Logika rakyat Yogyakarta yang juga harus dimengerti terkait dengan apa yang disebut the proper role of the state. Dengan dukungan tradisi dan khazanah kultural yang telah mencapai 250 tahun, Yogyakarta sebenarnya tak pernah memasuki fase titik jedah sebagai sebuah state. Yogyakarta yang bertakzim pada Negara Kesatuan Republik Indonesia (NKRI)—tak lama setelah Proklamasi Kemerdekaan dikumandangkan—tak serta merta meluruhkan tradisi melayani rakyat Kesultanan Yogyakarta. “Tahta untuk rakyat” yang menjadi kredo kekuasaan Sultan Hamengku Buwono IX, misalnya, memiliki dimensi politik kesejahteraan rakyat. Terlepas dari kelemahan-kelemahan yang bersifat manusiawi, para Sultan yang berkuasa di Yogyakarta tak bisa lari dari keniscayaan untuk melayani rakyat. Itulah mengapa, state dalam konteks Yogyakarta di bawah kepemimpinan Sultan Hamengku Buwono tidak berada dalam posisi kontras yang berlarut-larut dengan masyarakat.
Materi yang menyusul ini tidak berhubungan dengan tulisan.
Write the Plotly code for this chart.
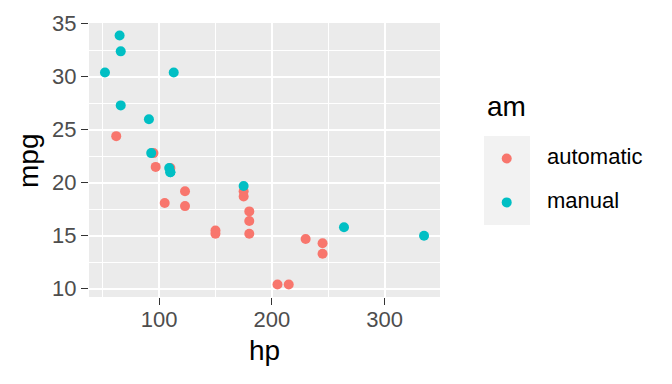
import plotly.graph_objects as go

# mtcars: hp, mpg, am
hp = [110, 110, 93, 110, 175, 105, 245, 62, 95, 123, 123, 180, 180, 180, 205, 215,
      230, 66, 52, 65, 97, 150, 150, 245, 175, 66, 91, 113, 264, 175, 335, 109]
mpg = [21.0, 21.0, 22.8, 21.4, 18.7, 18.1, 14.3, 24.4, 22.8, 19.2, 17.8, 16.4, 17.3, 15.2,
       10.4, 10.4, 14.7, 32.4, 30.4, 33.9, 21.5, 15.5, 15.2, 13.3, 19.2, 27.3, 26.0, 30.4,
       15.8, 19.7, 15.0, 21.4]
am = [1, 1, 1, 0, 0, 0, 0, 0, 0, 0, 0, 0, 0, 0, 0, 0,
      0, 1, 1, 1, 0, 0, 0, 0, 0, 1, 1, 1, 1, 1, 1, 1]
groups = ["automatic", "manual"]
colors = ["#F8766D", "#00BFC4"]
x_ticks = [100, 200, 300]
y_ticks = [10, 15, 20, 25, 30, 35]

W, H = 672, 384
L, R, T, B = 89, 440, 14, 297
FONT = "Liberation Sans, Arial, sans-serif"

def px(x):
    return (x - L) / (R - L)

def py(y):
    return (B - y) / (B - T)

fig = go.Figure()
for g, (name, col) in enumerate(zip(groups, colors)):
    xs = [h for h, a in zip(hp, am) if a == g]
    ys = [m for m, a in zip(mpg, am) if a == g]
    fig.add_trace(go.Scatter(x=xs, y=ys, mode="markers", name=name,
                             marker=dict(color=col, size=10, line=dict(width=0)),
                             showlegend=False))

axis_common = dict(
    showgrid=True, gridcolor="white", gridwidth=2,
    zeroline=False, showline=False,
    ticks="outside", ticklen=7, tickwidth=1.3, tickcolor="#333333",
    tickfont=dict(family=FONT, size=22, color="#4D4D4D"),
)
fig.update_xaxes(range=[37.85, 349.15], tickvals=x_ticks, ticklabelstandoff=-4,
                 minor=dict(tickvals=[50, 150, 250], showgrid=True, gridcolor="white",
                            gridwidth=1, ticks=""),
                 **axis_common)
fig.update_yaxes(range=[9.225, 35.075], tickvals=y_ticks,
                 minor=dict(tickvals=[12.5, 17.5, 22.5, 27.5, 32.5], showgrid=True,
                            gridcolor="white", gridwidth=1, ticks=""),
                 **axis_common)

shapes = [
    # legend key background
    dict(type="rect", xref="paper", yref="paper", x0=px(484), x1=px(530),
         y0=py(222.7), y1=py(130.7), fillcolor="#F2F2F2", line=dict(width=0), layer="below"),
]
key_y = [154, 199.3]
for ky, col in zip(key_y, colors):
    shapes.append(dict(type="circle", xref="paper", yref="paper",
                       xsizemode="pixel", ysizemode="pixel",
                       xanchor=px(506.7), yanchor=py(ky),
                       x0=-5, x1=5, y0=-5, y1=5,
                       fillcolor=col, line=dict(width=0)))

annotations = [
    dict(text="hp", xref="paper", yref="paper", x=px(264.5), y=py(352),
         xanchor="center", yanchor="middle", showarrow=False,
         font=dict(family=FONT, size=28, color="black")),
    dict(text="mpg", xref="paper", yref="paper", x=px(29), y=py(156.5),
         xanchor="center", yanchor="middle", showarrow=False, textangle=-90,
         font=dict(family=FONT, size=28, color="black")),
    dict(text="am", xref="paper", yref="paper", x=px(485), y=py(100),
         xanchor="left", yanchor="middle", showarrow=False,
         font=dict(family=FONT, size=28, color="black")),
]
for ky, name in zip(key_y, groups):
    annotations.append(dict(text=name, xref="paper", yref="paper", x=px(545), y=py(ky - 2),
                            xanchor="left", yanchor="middle", showarrow=False,
                            font=dict(family=FONT, size=22, color="black")))

fig.update_layout(
    width=W, height=H,
    margin=dict(l=L, r=W - R, t=T, b=H - B, pad=0),
    paper_bgcolor="white", plot_bgcolor="#EBEBEB",
    showlegend=False,
    shapes=shapes, annotations=annotations,
)
fig.write_html("out.html", config={"displayModeBar": False},
               post_script="document.body.style.margin='0';document.body.style.overflow='hidden';")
Dorongan agar Sultan Hamengku Buwono IX maju sebagai calon presiden dalam Pemilu 2009 tak bisa dilepaskan dari hadirnya the proper role of the state di Yogyakarta.

Sungguh di sini kita melihat, praktik demokrasi lokal dalam kerangka Pilkada langsung benar-benar menghadapi ujian besar. Apalagi Pilkada langsung tak sepenuhnya mampu melahirkan output berupa the proper role of the state.